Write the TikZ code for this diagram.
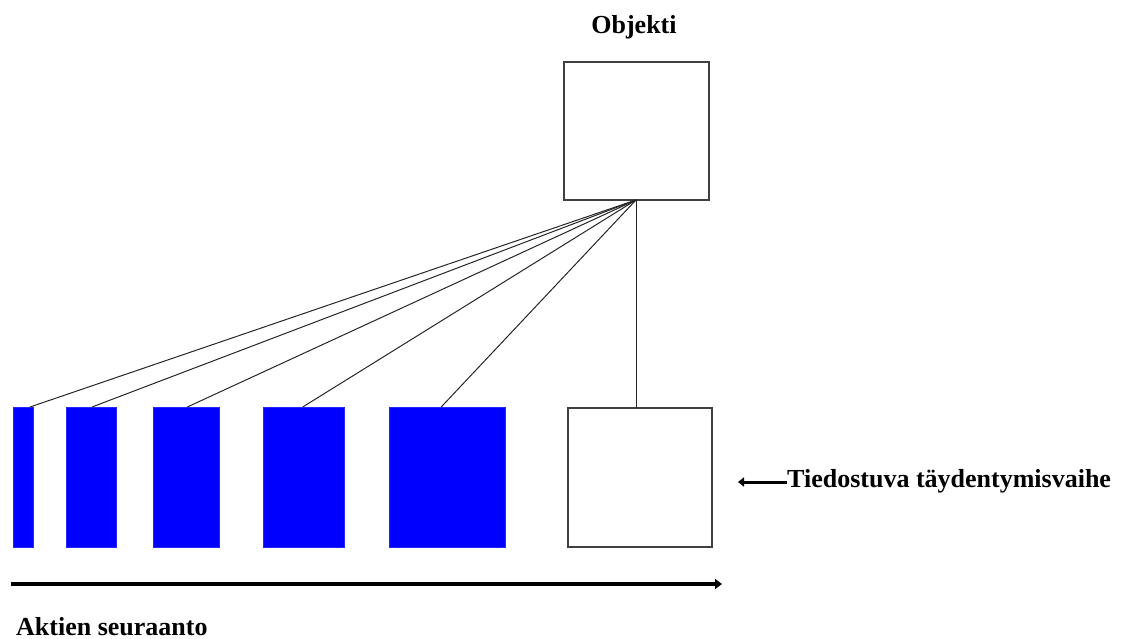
\documentclass[tikz,border=0pt]{standalone}
\usepackage{fontspec}
\setmainfont{Liberation Serif}
\usetikzlibrary{calc,arrows.meta}
\begin{document}
\begin{tikzpicture}[x=1pt,y=-1pt,
  outline/.style={draw=black!75,line width=1.3pt,fill=white,inner sep=0pt,outer sep=0pt},
  bluebar/.style={fill=blue,draw=blue!85!white,line width=0.5pt,inner sep=0pt,outer sep=0pt,minimum height=140pt},
  link/.style={draw=black!85,line width=1pt},
  lbl/.style={font=\bfseries\fontsize{26}{30}\selectfont,inner sep=0pt},
  bigarrow/.style={line width=3.8pt,-{Triangle[length=7pt,width=10pt]}},
  smallarrow/.style={line width=3pt,-{Triangle[length=6pt,width=9pt]}}]
\useasboundingbox (0,0) rectangle (1125,639);
% boxes
\node[outline,minimum width=145pt,minimum height=138pt] (obj) at (636.5,131) {};
\node[outline,minimum width=144pt,minimum height=139pt] (cur) at (640,477.5) {};
\node[bluebar,minimum width=20pt] (b1) at (23,477) {};
\node[bluebar,minimum width=50pt] (b2) at (91,477) {};
\node[bluebar,minimum width=66pt] (b3) at (186,477) {};
\node[bluebar,minimum width=81pt] (b4) at (303.5,477) {};
\node[bluebar,minimum width=116pt] (b5) at (447,477) {};
% labels
\node[lbl,anchor=base] (objlbl) at (634,34) {Objekti};
\node[lbl,anchor=base west] (seq) at (16,635) {Aktien seuraanto};
\node[lbl,anchor=base west] (phase) at (787,487) {Tiedostuva täydentymisvaihe};
% connectors
\coordinate (apex) at ($(obj.south)+(-0.5,0)$);
\draw[link] (apex) -- ($(b1.north west)!0.85!(b1.north east)$);
\draw[link] (apex) -- ($(b2.north west)!0.52!(b2.north east)$);
\draw[link] (apex) -- ($(b3.north west)!0.52!(b3.north east)$);
\draw[link] (apex) -- ($(b4.north west)!0.49!(b4.north east)$);
\draw[link] (apex) -- ($(b5.north west)!0.45!(b5.north east)$);
\draw[link] (apex) -- (apex |- cur.north);
% arrows
\coordinate (seqstart) at (11,584);
\coordinate (seqend) at (722,584);
\draw[bigarrow] (seqstart) -- (seqend);
\coordinate (phasetip) at (738,482);
\draw[smallarrow] (phase.west |- phasetip) -- (phasetip);
\end{tikzpicture}
\end{document}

_Written task_
Would you return the data exactly as written, without the pictures?

_Result of this task_
Write the TikZ code for this diagram.
\documentclass[tikz,border=0pt]{standalone}
\usepackage{fontspec}
\setmainfont{Liberation Serif}
\usetikzlibrary{calc,arrows.meta}
\begin{document}
\begin{tikzpicture}[x=1pt,y=-1pt,
  outline/.style={draw=black!75,line width=1.3pt,fill=white,inner sep=0pt,outer sep=0pt},
  bluebar/.style={fill=blue,draw=blue!85!white,line width=0.5pt,inner sep=0pt,outer sep=0pt,minimum height=140pt},
  link/.style={draw=black!85,line width=1pt},
  lbl/.style={font=\bfseries\fontsize{26}{30}\selectfont,inner sep=0pt},
  bigarrow/.style={line width=3.8pt,-{Triangle[length=7pt,width=10pt]}},
  smallarrow/.style={line width=3pt,-{Triangle[length=6pt,width=9pt]}}]
\useasboundingbox (0,0) rectangle (1125,639);
% boxes
\node[outline,minimum width=145pt,minimum height=138pt] (obj) at (636.5,131) {};
\node[outline,minimum width=144pt,minimum height=139pt] (cur) at (640,477.5) {};
\node[bluebar,minimum width=20pt] (b1) at (23,477) {};
\node[bluebar,minimum width=50pt] (b2) at (91,477) {};
\node[bluebar,minimum width=66pt] (b3) at (186,477) {};
\node[bluebar,minimum width=81pt] (b4) at (303.5,477) {};
\node[bluebar,minimum width=116pt] (b5) at (447,477) {};
% labels
\node[lbl,anchor=base] (objlbl) at (634,34) {Objekti};
\node[lbl,anchor=base west] (seq) at (16,635) {Aktien seuraanto};
\node[lbl,anchor=base west] (phase) at (787,487) {Tiedostuva täydentymisvaihe};
% connectors
\coordinate (apex) at ($(obj.south)+(-0.5,0)$);
\draw[link] (apex) -- ($(b1.north west)!0.85!(b1.north east)$);
\draw[link] (apex) -- ($(b2.north west)!0.52!(b2.north east)$);
\draw[link] (apex) -- ($(b3.north west)!0.52!(b3.north east)$);
\draw[link] (apex) -- ($(b4.north west)!0.49!(b4.north east)$);
\draw[link] (apex) -- ($(b5.north west)!0.45!(b5.north east)$);
\draw[link] (apex) -- (apex |- cur.north);
% arrows
\coordinate (seqstart) at (11,584);
\coordinate (seqend) at (722,584);
\draw[bigarrow] (seqstart) -- (seqend);
\coordinate (phasetip) at (738,482);
\draw[smallarrow] (phase.west |- phasetip) -- (phasetip);
\end{tikzpicture}
\end{document}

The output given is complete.